Que représente pour vous le Forum urbain ? Que vous apporte-t-il en tant que doctorante ?

Grâce au Forum urbain, dès le début de ma thèse, j’ai eu la chance de réaliser une mission dans le cadre du colloque "Longue vie à Bordeaux Métropole" qui portait sur mon sujet de recherche et m’a permis de collaborer avec des acteurs locaux. Je trouve toujours cela intéressant de rencontrer des acteurs politiques et professionnels avec qui on partage des questionnements. On a aussi beaucoup collaboré dans le cadre du projet de recherche partenariale sur l’habitat et le vieillissement, notamment autour de l’organisation de séminaires qui sont venus alimenter la recherche auprès des élus et des acteurs locaux qui s’intéressent à ces questions et que le Forum urbain a réussi à identifier et relier à nos travaux. Le Forum urbain permet à son réseau d’universitaires d’apparaitre non seulement comme des chercheurs, mais surtout comme des ressources pour aider à la prise de décision urbaine. En ce sens, le lien avec les acteurs du territoire qu’offre le Forum est pour moi essentiel. 

Quelles sont les lectures qui vous ont particulièrement marquée cette année, en dehors des ouvrages scientifiques ?

Le livre de Léa Salamé, « Femmes puissantes », qui retranscrit des interviews de plusieurs personnalités issues de différents domaines interrogées sur la légitimité des femmes à exercer le pouvoir et la possibilité à se reconnaitre comme puissantes.
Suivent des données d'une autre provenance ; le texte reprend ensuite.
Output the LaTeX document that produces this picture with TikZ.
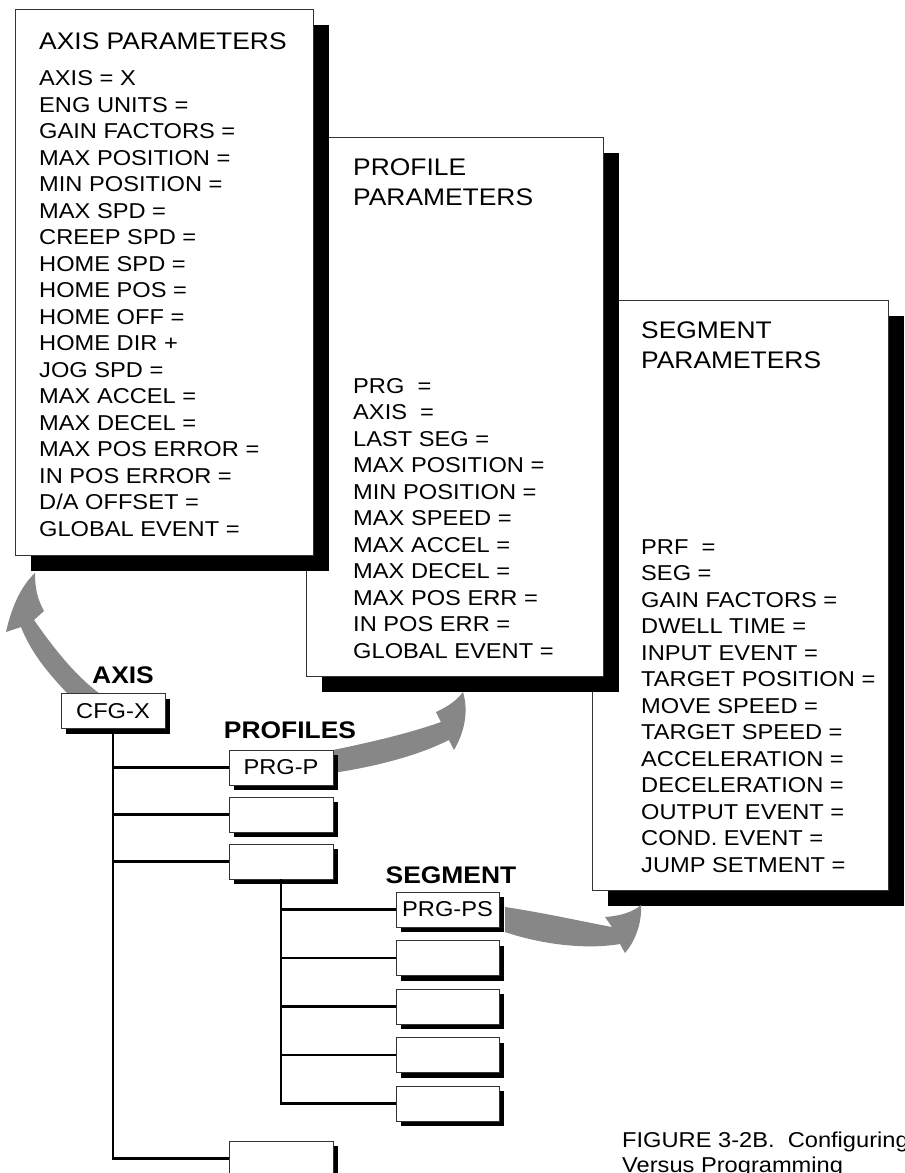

Ce livre permet de découvrir des figures et des histoires intéressantes dont on n'a pas forcément connaissance dans leur biographie.


[1] Professeur des Universités à l’Université de Bordeaux et gériatre à l’hôpital Xavier Arnozan.
[2] Etablissements d'hébergement pour personnes âgées dépendantes.
[3]Centre de Formation au travail sanitaire et social.
[4] Située aux Trois Rivières, entre Québec et Montréal.